Other study found that audit size is variable factor to determine audit fees through total assets Matthews & Peel, 2003) or sales and total assets (Chung & Narasimhan, 2002).

Audit fees and audit hours are positively related to large public sector organizations because they need to spend independent time and effort from auditor to dale with more financial statements (Deis & Giroux, 1996).

* Corporate complexity: Big companies that have many subsidiaries/branches need more time for checking and studying financial statement to guarantee the reliability of consolidated statements, Also the subsidiaries/branches must respond to the report requirement in the countries which operate (Sandara and Patrrick ,1996).

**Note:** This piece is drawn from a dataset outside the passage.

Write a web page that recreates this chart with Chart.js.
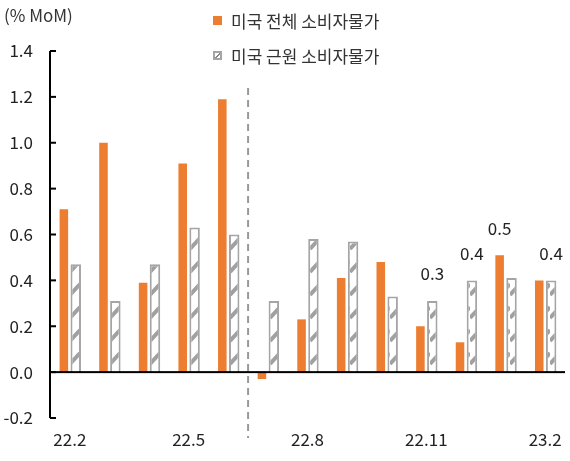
<!DOCTYPE html>
<html>
<head>
<meta charset="utf-8">
<script src="https://cdn.jsdelivr.net/npm/chart.js@4.4.1/dist/chart.umd.min.js"></script>
<style>
  body { margin: 0; background: #fff; font-family: "Noto Sans CJK KR", "Noto Sans", sans-serif; }
  #wrap { position: relative; width: 570px; height: 461px; }
  #unit { position: absolute; left: 4px; top: 2px; font-size: 17px; color: #333; }
  .leg { position: absolute; left: 213px; font-size: 17px; color: #333; display: flex; align-items: center; }
  .box { width: 9px; height: 9px; margin-right: 9px; box-sizing: border-box; }
  .orange { background: #ED7D31; }
  .hatch { border: 2px solid #A5A5A5; background: linear-gradient(135deg, #fff 45%, #888 45%, #888 70%, #fff 70%); }
</style>
</head>
<body>
<div id="wrap">
  <canvas id="myChart" width="570" height="461"></canvas>
  <div id="unit">(% MoM)</div>
  <div class="leg" style="top:8px"><span class="box orange"></span>미국 전체 소비자물가</div>
  <div class="leg" style="top:43px"><span class="box hatch"></span>미국 근원 소비자물가</div>
</div>
<script>
// 월별 데이터
const months = ['22.2', '22.3', '22.4', '22.5', '22.6', '22.7', '22.8', '22.9', '22.10', '22.11', '22.12', '23.1', '23.2'];
const headline = [0.71, 1.00, 0.39, 0.91, 1.19, -0.03, 0.23, 0.41, 0.48, 0.20, 0.13, 0.51, 0.40];
const core = [0.47, 0.31, 0.47, 0.63, 0.60, 0.31, 0.58, 0.57, 0.33, 0.31, 0.40, 0.41, 0.40];
// 막대 위 표시 값
const headlineLabels = [null, null, null, null, null, null, null, null, null, null, null, '0.5', null];
const coreLabels = [null, null, null, null, null, null, null, null, null, '0.3', '0.4', null, '0.4'];
const shownTicks = ['22.2', '22.5', '22.8', '22.11', '23.2'];
const yTicks = [-0.2, 0.0, 0.2, 0.4, 0.6, 0.8, 1.0, 1.2, 1.4];
const FONT = '"Noto Sans CJK KR", "Noto Sans", sans-serif';

// 빗금 패턴
function makeHatch() {
    const c = document.createElement('canvas');
    c.width = 10;
    c.height = 23;
    const g = c.getContext('2d');
    g.fillStyle = '#fff';
    g.fillRect(0, 0, 10, 23);
    g.strokeStyle = '#A0A0A0';
    g.lineWidth = 4;
    g.beginPath();
    g.moveTo(0, 19);
    g.lineTo(10, 8);
    g.stroke();
    return g.createPattern(c, 'repeat');
}

const extras = {
    id: 'extras',
    afterDraw(chart) {
        const ctx = chart.ctx;
        const area = chart.chartArea;
        const x = chart.scales.x;
        const y = chart.scales.y;
        ctx.save();
        // 축 라벨
        ctx.fillStyle = '#222';
        ctx.font = '17px ' + FONT;
        ctx.textBaseline = 'middle';
        ctx.textAlign = 'right';
        yTicks.forEach(v => {
            ctx.fillText(v.toFixed(1), area.left - 17, y.getPixelForValue(v));
        });
        ctx.textAlign = 'center';
        months.forEach((m, i) => {
            if (!shownTicks.includes(m)) return;
            ctx.fillText(m, x.getPixelForTick(i), area.bottom + 22);
        });
        // 값 라벨
        [headlineLabels, coreLabels].forEach((labels, d) => {
            const meta = chart.getDatasetMeta(d);
            labels.forEach((t, i) => {
                if (t == null) return;
                const bar = meta.data[i];
                ctx.fillText(t, bar.x, bar.y - 27);
            });
        });
        // 점선 구분선
        const dx = (x.getPixelForTick(4) + x.getPixelForTick(5)) / 2;
        ctx.strokeStyle = '#999';
        ctx.lineWidth = 2;
        ctx.setLineDash([7, 5]);
        ctx.beginPath();
        ctx.moveTo(dx, area.top + 37);
        ctx.lineTo(dx, area.bottom + 20);
        ctx.stroke();
        ctx.setLineDash([]);
        // 0 기준선, y축 선과 안쪽 눈금
        ctx.fillStyle = '#000';
        const y0 = y.getPixelForValue(0);
        ctx.fillRect(area.left, y0 - 1, area.right - area.left, 2);
        const yt = y.getPixelForValue(yTicks[yTicks.length - 1]);
        const yb = y.getPixelForValue(yTicks[0]);
        ctx.fillRect(area.left - 1, yt, 2, yb - yt);
        yTicks.forEach(v => {
            ctx.fillRect(area.left, y.getPixelForValue(v) - 1, 6, 2);
        });
        ctx.restore();
    }
};

new Chart(document.getElementById('myChart').getContext('2d'), {
    type: 'bar',
    data: {
        labels: months,
        datasets: [{
            label: '미국 전체 소비자물가',
            data: headline,
            backgroundColor: '#ED7D31',
            borderWidth: 0,
            barPercentage: 0.72,
            categoryPercentage: 0.6
        }, {
            label: '미국 근원 소비자물가',
            data: core,
            backgroundColor: makeHatch(),
            borderColor: '#A5A5A5',
            borderWidth: 2,
            barPercentage: 0.88,
            categoryPercentage: 0.6
        }]
    },
    options: {
        responsive: false,
        animation: false,
        layout: { padding: { top: 51, right: 5, bottom: 10, left: 0 } },
        plugins: {
            legend: { display: false },
            tooltip: { enabled: false }
        },
        scales: {
            x: {
                afterFit: function (s) { s.height = 33; },
                grid: { display: false, drawTicks: false },
                border: { display: false },
                ticks: { display: false }
            },
            y: {
                min: -0.2,
                max: 1.4,
                afterFit: function (s) { s.width = 50; },
                border: { display: false },
                grid: { display: false, drawTicks: false },
                ticks: { display: false, stepSize: 0.2 }
            }
        }
    },
    plugins: [extras]
});
</script>
</body>
</html>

The result of the various level in materiality of subsidiaries/ branches and the parent company from Variations of financial report requirements. So they will need to work more with professional employee that would increase audit fee. complex companies need to check group intra transactions so audit fees expect to increase for auditors (Chan et 1993).

(Firth, 1997) reveal that relationship between organizational complexity and audit fees is weak or not important.

* Corporate profitability

* Finally the audit fees direct impact audit quality, Audit fees linked with duration of time that worked, It's also the value of service to clients (Tia 2008).Audit market competition raised the audit fees and effect the audit quality( Jansen and Payne 2005).

so we can say that time of auditing affect the audit fees.

Abnormal Audit Fees and the Asymmetric Effect on Audit Quality:

when the auditor receive abnormal audit fees, This may allow client to pressure on auditor for the engage opportunistic earnings management, Then auditor loss their reputation.

If audit fees is lower than normal, Client should accept substandard of quality report, Because its not profitable for auditor or not great to cover the expected cost.